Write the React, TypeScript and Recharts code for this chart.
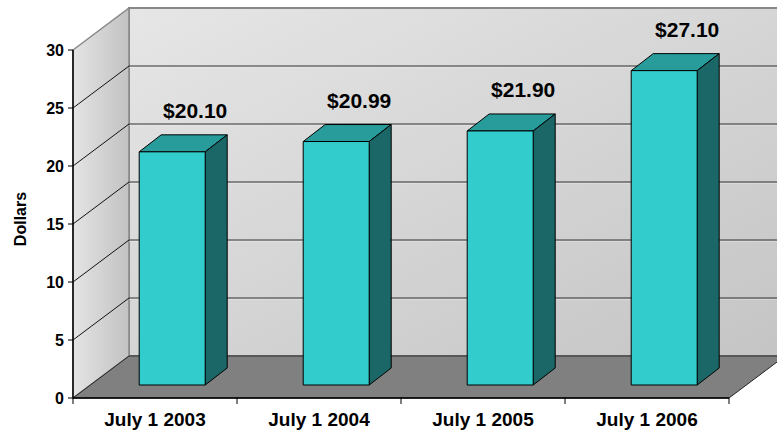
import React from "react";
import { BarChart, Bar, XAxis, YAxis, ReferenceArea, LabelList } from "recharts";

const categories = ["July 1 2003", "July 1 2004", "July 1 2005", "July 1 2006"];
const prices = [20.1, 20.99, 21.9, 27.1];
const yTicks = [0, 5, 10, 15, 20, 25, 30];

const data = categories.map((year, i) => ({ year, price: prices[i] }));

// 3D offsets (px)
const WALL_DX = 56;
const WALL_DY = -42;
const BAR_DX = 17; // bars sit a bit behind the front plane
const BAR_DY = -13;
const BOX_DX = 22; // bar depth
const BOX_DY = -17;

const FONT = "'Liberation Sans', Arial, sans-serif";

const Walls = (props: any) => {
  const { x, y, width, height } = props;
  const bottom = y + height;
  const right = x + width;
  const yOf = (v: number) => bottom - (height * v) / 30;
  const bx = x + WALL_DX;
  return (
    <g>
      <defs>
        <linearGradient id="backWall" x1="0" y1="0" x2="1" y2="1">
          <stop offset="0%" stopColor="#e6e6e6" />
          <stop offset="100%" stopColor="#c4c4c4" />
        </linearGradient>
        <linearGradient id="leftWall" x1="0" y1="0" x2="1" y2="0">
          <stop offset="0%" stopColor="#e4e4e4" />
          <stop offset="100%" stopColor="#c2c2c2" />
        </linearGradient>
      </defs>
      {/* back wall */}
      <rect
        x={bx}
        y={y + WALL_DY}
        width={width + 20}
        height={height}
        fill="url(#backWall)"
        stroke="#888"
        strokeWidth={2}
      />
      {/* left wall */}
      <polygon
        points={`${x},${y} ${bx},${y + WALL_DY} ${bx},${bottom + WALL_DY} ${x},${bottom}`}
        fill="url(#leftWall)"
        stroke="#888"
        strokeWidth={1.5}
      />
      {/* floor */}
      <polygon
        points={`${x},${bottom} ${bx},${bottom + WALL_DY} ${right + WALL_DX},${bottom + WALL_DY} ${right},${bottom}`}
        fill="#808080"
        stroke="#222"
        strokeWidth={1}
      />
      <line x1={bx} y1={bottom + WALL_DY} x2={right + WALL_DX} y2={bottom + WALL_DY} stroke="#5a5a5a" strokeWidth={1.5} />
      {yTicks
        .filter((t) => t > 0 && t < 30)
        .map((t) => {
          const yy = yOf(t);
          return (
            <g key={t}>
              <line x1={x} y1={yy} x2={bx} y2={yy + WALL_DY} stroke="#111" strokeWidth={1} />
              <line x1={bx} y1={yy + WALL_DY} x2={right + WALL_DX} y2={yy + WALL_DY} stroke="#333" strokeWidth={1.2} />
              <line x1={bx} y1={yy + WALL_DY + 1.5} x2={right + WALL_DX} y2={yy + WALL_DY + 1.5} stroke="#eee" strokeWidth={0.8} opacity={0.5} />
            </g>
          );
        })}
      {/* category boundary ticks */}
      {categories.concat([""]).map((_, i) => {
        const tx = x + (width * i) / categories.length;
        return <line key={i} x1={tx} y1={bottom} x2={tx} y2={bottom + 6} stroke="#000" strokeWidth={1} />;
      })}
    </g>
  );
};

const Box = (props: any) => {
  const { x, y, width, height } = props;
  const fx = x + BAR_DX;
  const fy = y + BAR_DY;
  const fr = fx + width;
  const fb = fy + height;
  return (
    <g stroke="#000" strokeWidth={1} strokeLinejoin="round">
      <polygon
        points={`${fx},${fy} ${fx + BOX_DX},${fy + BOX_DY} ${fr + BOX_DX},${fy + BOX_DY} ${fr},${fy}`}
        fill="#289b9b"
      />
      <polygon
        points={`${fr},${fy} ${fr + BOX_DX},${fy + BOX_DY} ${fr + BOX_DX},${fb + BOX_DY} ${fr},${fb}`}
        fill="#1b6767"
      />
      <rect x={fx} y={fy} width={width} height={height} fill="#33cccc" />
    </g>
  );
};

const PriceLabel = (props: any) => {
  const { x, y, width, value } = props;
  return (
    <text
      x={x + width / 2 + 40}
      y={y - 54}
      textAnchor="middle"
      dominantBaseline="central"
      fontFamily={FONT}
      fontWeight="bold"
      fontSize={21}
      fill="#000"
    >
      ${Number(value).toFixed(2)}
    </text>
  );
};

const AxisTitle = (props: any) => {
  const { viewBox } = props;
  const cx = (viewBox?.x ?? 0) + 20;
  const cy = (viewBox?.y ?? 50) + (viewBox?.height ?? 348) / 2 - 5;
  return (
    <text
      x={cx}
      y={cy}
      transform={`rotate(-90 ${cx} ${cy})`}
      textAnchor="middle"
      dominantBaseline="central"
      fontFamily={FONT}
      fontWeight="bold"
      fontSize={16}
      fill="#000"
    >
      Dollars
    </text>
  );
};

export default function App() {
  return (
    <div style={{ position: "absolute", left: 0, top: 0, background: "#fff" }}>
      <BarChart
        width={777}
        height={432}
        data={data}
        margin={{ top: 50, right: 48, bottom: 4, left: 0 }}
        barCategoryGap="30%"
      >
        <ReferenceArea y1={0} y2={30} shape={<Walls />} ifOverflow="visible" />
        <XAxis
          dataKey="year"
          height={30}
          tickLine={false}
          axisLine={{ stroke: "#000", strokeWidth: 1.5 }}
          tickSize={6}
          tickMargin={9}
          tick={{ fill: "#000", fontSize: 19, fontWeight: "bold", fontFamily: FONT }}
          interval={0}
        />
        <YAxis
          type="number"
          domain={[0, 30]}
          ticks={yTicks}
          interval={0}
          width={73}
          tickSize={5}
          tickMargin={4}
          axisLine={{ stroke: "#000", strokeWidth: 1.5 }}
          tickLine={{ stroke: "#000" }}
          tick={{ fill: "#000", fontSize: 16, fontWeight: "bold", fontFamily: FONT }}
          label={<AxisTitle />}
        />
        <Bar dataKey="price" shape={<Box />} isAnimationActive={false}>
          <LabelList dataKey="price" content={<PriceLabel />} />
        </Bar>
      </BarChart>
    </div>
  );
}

* Request
Identify each line holding the string "React", and copy it out.

* Solution to the exercise
Write the React, TypeScript and Recharts code for this chart.
import React from "react";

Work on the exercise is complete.